CherryPicker : A Coreference Resolution Tool
All coreference models included in CherryPicker employ linguistic features that are largely motivated by those described in the Ng & Cardie ACL 2002 paper, and were trained using SVMlight on the English portion of the ACE 2005 multilingual training corpus. Since ACE 2005 restricts coreference to noun phrases that belong to one of seven semantic classes (namely, PERSON, ORGANIZATION, GPE (geo-political entity), FACILITY, LOCATION, VEHICLE, and WEAPON), the resulting coreference models will generate coreference chains only for noun phrases belonging to these semantic classes.
CherryPicker also includes a mention detector that was trained using CRF++ on the same training data to identify noun phrases that belong to these seven semantic classes, so there is no need for the user to provide noun phrases as input.
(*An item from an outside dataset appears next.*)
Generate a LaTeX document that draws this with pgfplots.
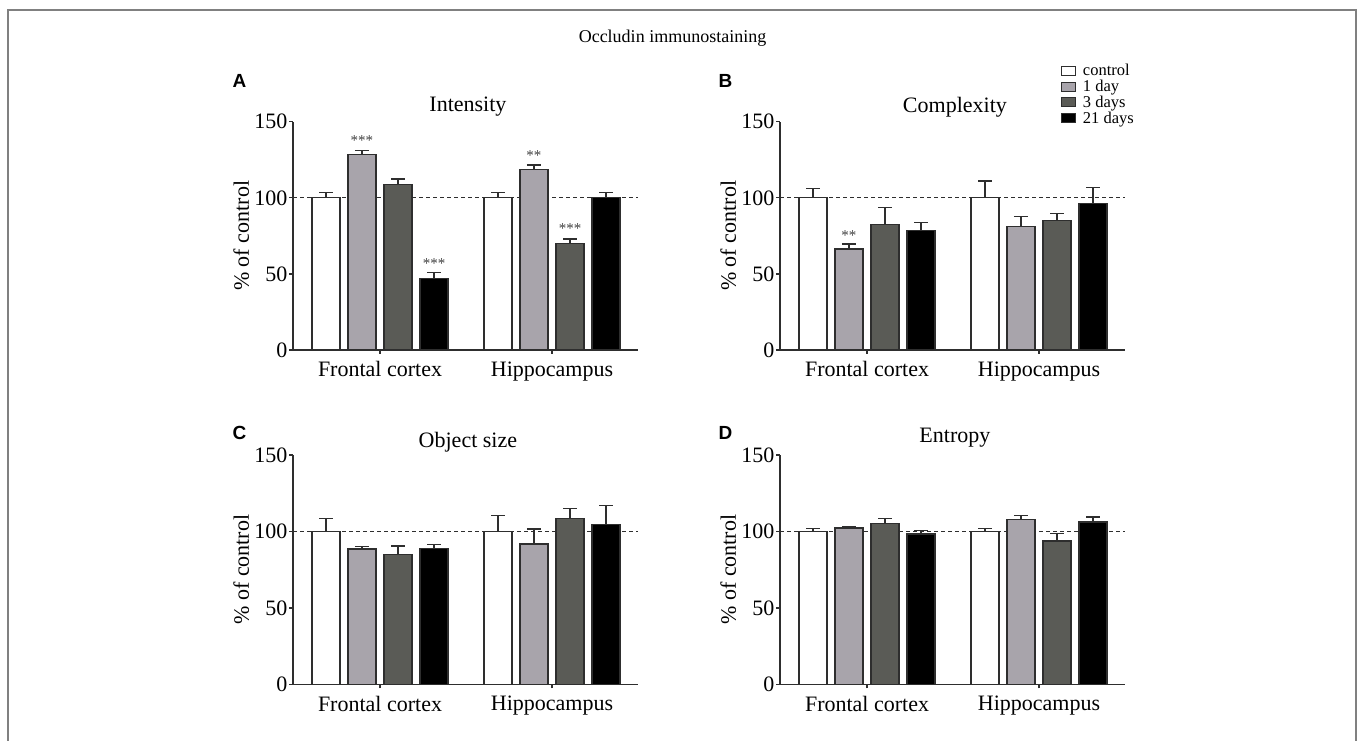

For feature generation, CherryPicker relies on the following NLP tools:
1. The Stanford Log-linear Part-Of-Speech Tagger 2. The Stanford Named Entity Recognizer (NER) 3. The Charniak Statistical Syntactic Parser 4. The MINIPAR ParserAll these software tools, as well as SVMlight and CRF++, are included as part of our software package. CherryPicker only assumes as input a text that is sentence-delimited, with one sentence per line, and produces coreference chains in the MUC format. See the README file for details.
CherryPicker may be freely downloaded and used for all educational and research activities, but may not be used for commerical or for-profit purposes. Please acknowledge your use of the software by citing the following paper, which contains the technical ideas behind our cluster-ranking model:
Altaf Rahman and Vincent Ng. Supervised Models for Coreference Resolution. Proceedings of the 2009 Conference on Empirical Methods in Natural Language Processing, pp. 968-977, 2009.
As described in the README file, a simple Java command will run the tool. Various options can be tweaked using arguments.